=== Records ===

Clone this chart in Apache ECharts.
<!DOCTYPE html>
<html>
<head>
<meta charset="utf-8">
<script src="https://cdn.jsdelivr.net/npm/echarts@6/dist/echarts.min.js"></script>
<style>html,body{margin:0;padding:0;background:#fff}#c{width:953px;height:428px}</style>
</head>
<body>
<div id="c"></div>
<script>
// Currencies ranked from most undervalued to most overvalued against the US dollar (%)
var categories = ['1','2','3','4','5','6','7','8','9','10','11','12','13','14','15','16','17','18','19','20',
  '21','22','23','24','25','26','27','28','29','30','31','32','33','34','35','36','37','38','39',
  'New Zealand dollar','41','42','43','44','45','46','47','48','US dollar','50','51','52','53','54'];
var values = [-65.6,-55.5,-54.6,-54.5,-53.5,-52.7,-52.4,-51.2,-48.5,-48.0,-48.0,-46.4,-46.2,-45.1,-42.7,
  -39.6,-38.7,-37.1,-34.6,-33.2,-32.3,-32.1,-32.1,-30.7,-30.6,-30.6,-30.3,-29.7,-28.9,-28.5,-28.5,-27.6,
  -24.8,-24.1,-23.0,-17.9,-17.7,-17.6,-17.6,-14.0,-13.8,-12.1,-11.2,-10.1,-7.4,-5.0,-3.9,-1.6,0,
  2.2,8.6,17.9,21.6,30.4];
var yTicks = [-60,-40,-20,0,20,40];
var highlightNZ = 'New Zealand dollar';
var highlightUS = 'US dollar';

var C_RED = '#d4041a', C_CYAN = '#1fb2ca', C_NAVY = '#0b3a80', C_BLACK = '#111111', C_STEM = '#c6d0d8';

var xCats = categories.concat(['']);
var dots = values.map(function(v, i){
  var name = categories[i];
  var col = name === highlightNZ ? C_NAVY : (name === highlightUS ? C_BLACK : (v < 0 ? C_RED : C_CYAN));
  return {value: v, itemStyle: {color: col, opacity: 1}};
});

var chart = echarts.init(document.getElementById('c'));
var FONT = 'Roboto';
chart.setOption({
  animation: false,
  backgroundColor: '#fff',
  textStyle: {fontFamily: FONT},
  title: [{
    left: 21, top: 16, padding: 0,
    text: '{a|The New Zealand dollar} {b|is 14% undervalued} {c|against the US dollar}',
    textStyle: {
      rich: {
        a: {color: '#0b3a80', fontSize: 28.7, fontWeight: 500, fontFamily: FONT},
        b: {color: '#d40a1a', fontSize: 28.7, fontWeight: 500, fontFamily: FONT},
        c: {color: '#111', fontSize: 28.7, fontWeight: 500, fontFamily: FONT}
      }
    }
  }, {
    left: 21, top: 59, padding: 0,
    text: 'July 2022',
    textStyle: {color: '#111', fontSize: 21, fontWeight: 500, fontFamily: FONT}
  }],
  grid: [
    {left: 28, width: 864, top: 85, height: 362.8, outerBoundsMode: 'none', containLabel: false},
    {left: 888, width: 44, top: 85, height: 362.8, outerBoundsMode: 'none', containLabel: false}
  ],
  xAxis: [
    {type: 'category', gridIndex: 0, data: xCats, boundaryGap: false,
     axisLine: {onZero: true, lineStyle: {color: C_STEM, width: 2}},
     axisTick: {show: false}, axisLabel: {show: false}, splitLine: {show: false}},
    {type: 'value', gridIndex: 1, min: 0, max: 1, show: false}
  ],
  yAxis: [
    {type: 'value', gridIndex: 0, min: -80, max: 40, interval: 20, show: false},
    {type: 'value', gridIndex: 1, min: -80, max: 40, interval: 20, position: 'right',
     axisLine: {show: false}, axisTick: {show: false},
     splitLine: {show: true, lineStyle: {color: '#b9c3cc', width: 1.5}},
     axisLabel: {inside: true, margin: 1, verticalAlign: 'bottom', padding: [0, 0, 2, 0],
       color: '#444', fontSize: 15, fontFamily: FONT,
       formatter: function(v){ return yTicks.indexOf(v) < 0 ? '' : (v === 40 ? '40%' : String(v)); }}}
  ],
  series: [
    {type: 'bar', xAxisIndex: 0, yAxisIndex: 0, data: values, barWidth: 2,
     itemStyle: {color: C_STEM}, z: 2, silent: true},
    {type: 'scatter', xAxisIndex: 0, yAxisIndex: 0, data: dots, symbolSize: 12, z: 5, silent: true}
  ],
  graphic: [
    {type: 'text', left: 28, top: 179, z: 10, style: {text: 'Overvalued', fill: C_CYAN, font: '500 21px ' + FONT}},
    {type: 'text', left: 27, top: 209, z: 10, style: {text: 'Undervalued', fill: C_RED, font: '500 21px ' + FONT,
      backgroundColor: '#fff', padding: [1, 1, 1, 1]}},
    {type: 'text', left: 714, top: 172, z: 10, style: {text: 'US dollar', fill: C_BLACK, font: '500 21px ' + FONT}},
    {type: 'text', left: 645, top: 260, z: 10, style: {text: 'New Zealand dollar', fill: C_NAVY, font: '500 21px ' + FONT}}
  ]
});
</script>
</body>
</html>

===
=== Records ===

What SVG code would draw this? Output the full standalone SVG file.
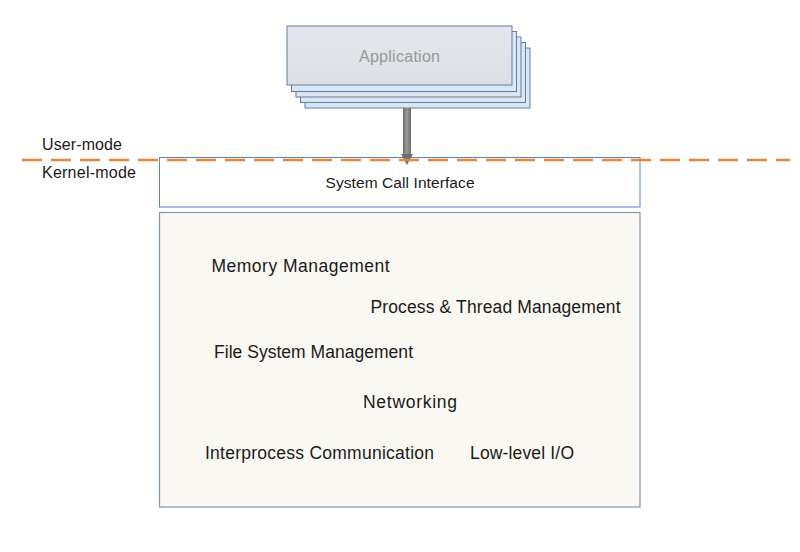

===
=== Records ===

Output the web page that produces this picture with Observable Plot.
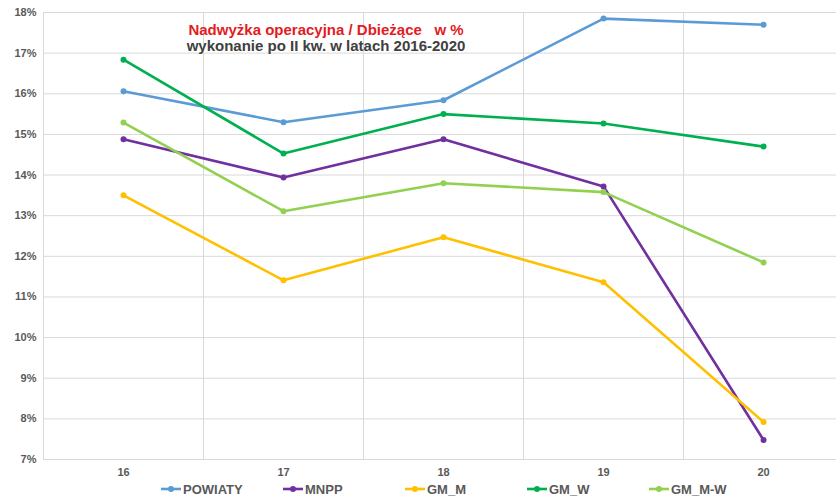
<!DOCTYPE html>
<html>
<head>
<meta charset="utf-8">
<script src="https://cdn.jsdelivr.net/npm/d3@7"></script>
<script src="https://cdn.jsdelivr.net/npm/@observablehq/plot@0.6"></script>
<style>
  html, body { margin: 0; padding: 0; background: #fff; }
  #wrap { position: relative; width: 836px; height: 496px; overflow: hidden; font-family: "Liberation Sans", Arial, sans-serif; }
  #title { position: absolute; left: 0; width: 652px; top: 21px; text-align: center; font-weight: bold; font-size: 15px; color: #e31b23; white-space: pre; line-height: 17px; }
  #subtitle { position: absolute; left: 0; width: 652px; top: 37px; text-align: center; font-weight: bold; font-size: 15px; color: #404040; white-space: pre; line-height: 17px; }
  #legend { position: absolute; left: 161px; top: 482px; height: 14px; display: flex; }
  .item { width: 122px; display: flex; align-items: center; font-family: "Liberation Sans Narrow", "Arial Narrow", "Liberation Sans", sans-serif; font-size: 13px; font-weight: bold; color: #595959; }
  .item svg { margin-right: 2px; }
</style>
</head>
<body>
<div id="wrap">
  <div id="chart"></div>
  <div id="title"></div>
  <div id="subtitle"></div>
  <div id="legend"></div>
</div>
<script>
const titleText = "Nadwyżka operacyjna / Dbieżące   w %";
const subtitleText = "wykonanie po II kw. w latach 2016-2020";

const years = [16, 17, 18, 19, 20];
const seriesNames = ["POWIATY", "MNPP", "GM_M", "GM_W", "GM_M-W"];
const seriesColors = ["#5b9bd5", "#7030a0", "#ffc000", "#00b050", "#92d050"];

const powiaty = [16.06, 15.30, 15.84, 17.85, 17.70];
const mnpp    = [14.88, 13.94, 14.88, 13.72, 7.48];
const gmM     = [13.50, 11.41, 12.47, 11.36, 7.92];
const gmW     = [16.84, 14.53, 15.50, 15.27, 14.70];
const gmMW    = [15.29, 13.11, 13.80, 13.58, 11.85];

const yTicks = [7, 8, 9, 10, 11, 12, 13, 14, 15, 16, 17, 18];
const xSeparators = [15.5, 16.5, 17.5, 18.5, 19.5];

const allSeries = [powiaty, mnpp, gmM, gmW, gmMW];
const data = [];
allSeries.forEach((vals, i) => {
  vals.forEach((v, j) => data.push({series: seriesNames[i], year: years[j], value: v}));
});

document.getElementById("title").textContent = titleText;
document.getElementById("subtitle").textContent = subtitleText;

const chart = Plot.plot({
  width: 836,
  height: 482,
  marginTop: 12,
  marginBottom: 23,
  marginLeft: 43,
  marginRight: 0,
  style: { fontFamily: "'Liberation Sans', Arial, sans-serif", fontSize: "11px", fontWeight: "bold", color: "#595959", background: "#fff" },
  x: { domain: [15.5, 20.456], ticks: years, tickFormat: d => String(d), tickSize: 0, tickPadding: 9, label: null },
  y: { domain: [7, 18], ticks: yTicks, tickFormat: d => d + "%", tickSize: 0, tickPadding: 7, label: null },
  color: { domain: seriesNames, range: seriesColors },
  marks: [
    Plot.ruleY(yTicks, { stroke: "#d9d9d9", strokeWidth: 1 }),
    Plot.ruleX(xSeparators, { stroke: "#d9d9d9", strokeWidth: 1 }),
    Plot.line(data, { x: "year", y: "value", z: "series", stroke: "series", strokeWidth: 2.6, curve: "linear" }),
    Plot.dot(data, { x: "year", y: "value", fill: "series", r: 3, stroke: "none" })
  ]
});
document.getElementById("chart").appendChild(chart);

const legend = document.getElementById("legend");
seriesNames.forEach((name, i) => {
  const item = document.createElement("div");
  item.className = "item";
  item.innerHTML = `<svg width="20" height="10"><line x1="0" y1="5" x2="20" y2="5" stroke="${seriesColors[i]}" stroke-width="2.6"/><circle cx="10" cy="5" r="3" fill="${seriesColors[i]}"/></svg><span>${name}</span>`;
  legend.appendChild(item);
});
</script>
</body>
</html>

===

● To do: Begin with the line that contains "Output the web" and end with the line that contains "const xSeparators = [15.5, 16.5, 17.5, 18.5, 19.5];"; write out both and all lines between exactly, but no pictures.

● Solution:
Output the web page that produces this picture with Observable Plot.
<!DOCTYPE html>
<html>
<head>
<meta charset="utf-8">
<script src="https://cdn.jsdelivr.net/npm/d3@7"></script>
<script src="https://cdn.jsdelivr.net/npm/@observablehq/plot@0.6"></script>
<style>
  html, body { margin: 0; padding: 0; background: #fff; }
  #wrap { position: relative; width: 836px; height: 496px; overflow: hidden; font-family: "Liberation Sans", Arial, sans-serif; }
  #title { position: absolute; left: 0; width: 652px; top: 21px; text-align: center; font-weight: bold; font-size: 15px; color: #e31b23; white-space: pre; line-height: 17px; }
  #subtitle { position: absolute; left: 0; width: 652px; top: 37px; text-align: center; font-weight: bold; font-size: 15px; color: #404040; white-space: pre; line-height: 17px; }
  #legend { position: absolute; left: 161px; top: 482px; height: 14px; display: flex; }
  .item { width: 122px; display: flex; align-items: center; font-family: "Liberation Sans Narrow", "Arial Narrow", "Liberation Sans", sans-serif; font-size: 13px; font-weight: bold; color: #595959; }
  .item svg { margin-right: 2px; }
</style>
</head>
<body>
<div id="wrap">
  <div id="chart"></div>
  <div id="title"></div>
  <div id="subtitle"></div>
  <div id="legend"></div>
</div>
<script>
const titleText = "Nadwyżka operacyjna / Dbieżące   w %";
const subtitleText = "wykonanie po II kw. w latach 2016-2020";

const years = [16, 17, 18, 19, 20];
const seriesNames = ["POWIATY", "MNPP", "GM_M", "GM_W", "GM_M-W"];
const seriesColors = ["#5b9bd5", "#7030a0", "#ffc000", "#00b050", "#92d050"];

const powiaty = [16.06, 15.30, 15.84, 17.85, 17.70];
const mnpp    = [14.88, 13.94, 14.88, 13.72, 7.48];
const gmM     = [13.50, 11.41, 12.47, 11.36, 7.92];
const gmW     = [16.84, 14.53, 15.50, 15.27, 14.70];
const gmMW    = [15.29, 13.11, 13.80, 13.58, 11.85];

const yTicks = [7, 8, 9, 10, 11, 12, 13, 14, 15, 16, 17, 18];
const xSeparators = [15.5, 16.5, 17.5, 18.5, 19.5];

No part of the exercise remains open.